■ Given request
Include the line containing "import plotly.graph_objects as go" and all lines before it, repeated exactly from the listing below, without pictures.

■ Source data
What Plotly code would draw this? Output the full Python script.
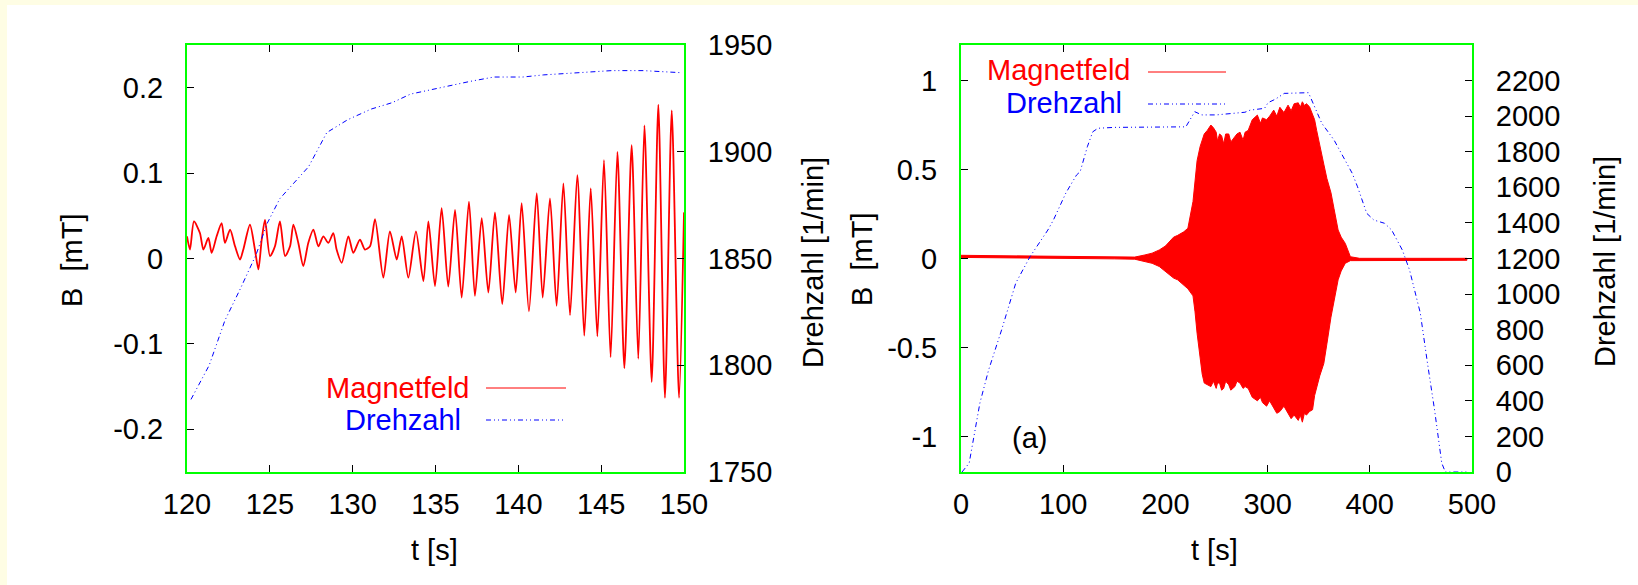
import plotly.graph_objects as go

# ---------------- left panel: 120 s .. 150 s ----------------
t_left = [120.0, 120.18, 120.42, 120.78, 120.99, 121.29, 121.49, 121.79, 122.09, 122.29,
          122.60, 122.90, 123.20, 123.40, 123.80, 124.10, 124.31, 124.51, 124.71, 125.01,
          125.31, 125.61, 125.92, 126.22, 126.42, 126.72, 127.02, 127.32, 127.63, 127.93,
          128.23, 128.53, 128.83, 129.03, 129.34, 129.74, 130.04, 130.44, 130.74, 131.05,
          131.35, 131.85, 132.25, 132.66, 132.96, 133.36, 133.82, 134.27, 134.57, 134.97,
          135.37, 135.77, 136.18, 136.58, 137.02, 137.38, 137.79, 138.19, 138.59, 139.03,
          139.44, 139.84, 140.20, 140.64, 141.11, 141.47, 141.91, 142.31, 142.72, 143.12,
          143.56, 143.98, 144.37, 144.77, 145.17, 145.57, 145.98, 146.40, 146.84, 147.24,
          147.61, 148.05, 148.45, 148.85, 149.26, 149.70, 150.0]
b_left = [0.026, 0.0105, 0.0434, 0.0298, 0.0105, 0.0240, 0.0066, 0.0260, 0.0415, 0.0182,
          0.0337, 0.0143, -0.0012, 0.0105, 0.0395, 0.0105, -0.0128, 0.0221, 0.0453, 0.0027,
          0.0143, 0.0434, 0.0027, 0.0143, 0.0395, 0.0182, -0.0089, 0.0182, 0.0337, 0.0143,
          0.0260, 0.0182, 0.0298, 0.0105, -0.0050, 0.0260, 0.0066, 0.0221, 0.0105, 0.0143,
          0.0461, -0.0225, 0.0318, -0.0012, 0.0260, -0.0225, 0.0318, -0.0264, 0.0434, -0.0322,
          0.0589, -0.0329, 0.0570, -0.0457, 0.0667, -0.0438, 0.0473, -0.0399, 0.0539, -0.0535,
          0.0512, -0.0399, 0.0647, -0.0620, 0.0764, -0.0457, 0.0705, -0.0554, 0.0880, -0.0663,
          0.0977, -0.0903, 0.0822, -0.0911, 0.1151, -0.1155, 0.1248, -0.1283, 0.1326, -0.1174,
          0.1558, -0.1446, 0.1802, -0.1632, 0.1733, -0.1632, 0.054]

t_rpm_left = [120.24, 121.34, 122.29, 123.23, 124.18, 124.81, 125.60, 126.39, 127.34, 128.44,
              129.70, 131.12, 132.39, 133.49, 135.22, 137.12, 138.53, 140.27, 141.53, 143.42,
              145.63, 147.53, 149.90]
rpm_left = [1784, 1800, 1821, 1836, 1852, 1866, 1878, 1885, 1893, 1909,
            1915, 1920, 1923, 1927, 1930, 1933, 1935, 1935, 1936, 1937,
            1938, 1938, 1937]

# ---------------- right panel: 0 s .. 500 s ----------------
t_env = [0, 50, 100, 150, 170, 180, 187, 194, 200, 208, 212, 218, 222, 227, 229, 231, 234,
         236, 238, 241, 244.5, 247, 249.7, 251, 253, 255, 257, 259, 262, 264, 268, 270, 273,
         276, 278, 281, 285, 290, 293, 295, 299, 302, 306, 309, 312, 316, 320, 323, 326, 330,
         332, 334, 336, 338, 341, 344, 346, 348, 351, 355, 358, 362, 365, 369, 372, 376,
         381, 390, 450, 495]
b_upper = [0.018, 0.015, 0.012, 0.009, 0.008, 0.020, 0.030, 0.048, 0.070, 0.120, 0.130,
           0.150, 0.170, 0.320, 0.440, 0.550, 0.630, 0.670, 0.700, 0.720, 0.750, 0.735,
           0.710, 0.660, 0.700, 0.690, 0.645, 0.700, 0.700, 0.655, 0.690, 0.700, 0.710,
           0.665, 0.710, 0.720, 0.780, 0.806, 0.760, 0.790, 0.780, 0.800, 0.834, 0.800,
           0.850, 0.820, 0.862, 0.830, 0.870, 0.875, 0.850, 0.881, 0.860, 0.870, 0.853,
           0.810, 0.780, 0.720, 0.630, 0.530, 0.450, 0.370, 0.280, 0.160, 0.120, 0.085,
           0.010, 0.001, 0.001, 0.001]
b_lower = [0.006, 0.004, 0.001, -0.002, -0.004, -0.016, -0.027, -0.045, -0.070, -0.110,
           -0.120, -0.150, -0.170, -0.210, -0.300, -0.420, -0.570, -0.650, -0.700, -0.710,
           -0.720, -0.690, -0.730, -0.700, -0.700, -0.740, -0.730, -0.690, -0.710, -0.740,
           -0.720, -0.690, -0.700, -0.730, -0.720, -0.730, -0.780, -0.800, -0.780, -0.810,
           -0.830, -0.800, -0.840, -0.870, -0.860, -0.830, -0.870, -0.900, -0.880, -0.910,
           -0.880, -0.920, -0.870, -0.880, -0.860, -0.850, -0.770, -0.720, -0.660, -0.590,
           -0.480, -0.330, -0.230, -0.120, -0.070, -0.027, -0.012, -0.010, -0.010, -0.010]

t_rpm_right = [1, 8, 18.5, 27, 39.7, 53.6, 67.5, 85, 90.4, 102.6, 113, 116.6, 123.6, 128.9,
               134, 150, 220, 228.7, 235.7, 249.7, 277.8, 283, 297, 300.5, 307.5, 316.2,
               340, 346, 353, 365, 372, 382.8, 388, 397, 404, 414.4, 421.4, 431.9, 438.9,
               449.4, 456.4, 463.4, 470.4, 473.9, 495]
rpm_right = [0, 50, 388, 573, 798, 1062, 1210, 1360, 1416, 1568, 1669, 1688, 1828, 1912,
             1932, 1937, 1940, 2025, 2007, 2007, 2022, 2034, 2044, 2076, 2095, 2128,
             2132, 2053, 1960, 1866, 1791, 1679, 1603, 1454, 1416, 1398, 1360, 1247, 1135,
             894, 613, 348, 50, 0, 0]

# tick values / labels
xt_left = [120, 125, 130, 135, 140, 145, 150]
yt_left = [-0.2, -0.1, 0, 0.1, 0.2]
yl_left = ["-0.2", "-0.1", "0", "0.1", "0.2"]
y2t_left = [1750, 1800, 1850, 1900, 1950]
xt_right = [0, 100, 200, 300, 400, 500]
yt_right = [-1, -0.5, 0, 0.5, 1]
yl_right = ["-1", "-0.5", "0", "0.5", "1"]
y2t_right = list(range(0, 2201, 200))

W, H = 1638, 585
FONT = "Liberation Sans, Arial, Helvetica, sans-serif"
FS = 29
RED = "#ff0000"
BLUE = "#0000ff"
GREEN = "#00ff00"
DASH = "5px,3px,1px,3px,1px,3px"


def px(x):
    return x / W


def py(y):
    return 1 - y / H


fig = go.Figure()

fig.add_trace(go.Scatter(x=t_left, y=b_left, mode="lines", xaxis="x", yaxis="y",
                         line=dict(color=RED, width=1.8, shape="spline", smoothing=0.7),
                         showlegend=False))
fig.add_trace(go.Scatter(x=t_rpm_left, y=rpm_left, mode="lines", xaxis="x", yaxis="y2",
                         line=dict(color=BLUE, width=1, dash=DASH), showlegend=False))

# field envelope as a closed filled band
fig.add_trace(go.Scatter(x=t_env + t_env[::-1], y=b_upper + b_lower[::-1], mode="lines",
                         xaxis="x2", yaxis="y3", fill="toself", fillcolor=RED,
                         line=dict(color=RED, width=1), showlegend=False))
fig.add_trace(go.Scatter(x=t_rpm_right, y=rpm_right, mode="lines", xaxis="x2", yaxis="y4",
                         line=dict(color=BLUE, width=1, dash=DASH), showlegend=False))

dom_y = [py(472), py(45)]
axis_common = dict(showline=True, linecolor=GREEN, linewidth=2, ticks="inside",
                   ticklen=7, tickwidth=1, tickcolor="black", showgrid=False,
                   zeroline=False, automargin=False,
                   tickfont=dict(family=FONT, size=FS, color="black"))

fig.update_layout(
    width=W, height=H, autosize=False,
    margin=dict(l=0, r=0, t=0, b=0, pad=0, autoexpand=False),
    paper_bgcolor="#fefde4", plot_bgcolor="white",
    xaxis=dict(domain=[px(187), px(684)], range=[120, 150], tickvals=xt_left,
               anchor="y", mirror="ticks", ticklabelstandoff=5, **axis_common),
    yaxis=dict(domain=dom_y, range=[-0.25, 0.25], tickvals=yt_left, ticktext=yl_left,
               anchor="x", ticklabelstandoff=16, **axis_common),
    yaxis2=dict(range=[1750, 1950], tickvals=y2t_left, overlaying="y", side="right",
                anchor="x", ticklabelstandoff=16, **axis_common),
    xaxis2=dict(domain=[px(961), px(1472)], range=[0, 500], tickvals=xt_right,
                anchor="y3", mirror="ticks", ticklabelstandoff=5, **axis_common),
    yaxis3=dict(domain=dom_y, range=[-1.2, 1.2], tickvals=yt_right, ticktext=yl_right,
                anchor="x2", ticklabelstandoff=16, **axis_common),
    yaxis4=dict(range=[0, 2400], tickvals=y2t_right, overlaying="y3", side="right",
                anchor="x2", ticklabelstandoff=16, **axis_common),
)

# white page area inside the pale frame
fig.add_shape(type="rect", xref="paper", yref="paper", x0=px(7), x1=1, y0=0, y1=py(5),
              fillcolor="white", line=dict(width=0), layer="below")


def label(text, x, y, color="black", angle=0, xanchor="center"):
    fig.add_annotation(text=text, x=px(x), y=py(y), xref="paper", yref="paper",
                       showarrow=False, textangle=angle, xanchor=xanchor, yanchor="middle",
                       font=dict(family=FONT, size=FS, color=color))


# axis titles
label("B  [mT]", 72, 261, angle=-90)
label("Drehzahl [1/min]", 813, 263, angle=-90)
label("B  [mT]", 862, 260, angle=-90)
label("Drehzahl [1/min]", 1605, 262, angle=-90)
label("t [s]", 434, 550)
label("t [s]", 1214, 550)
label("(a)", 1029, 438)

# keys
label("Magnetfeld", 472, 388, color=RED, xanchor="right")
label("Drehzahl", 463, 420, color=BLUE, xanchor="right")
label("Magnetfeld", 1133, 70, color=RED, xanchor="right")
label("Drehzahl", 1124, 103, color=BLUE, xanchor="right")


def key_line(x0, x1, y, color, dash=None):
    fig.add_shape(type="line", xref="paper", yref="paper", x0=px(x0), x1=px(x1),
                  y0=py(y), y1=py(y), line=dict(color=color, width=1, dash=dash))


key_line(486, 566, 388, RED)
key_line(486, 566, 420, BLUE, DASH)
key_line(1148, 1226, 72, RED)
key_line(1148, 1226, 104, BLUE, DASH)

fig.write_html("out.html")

■ Finished task
What Plotly code would draw this? Output the full Python script.
import plotly.graph_objects as go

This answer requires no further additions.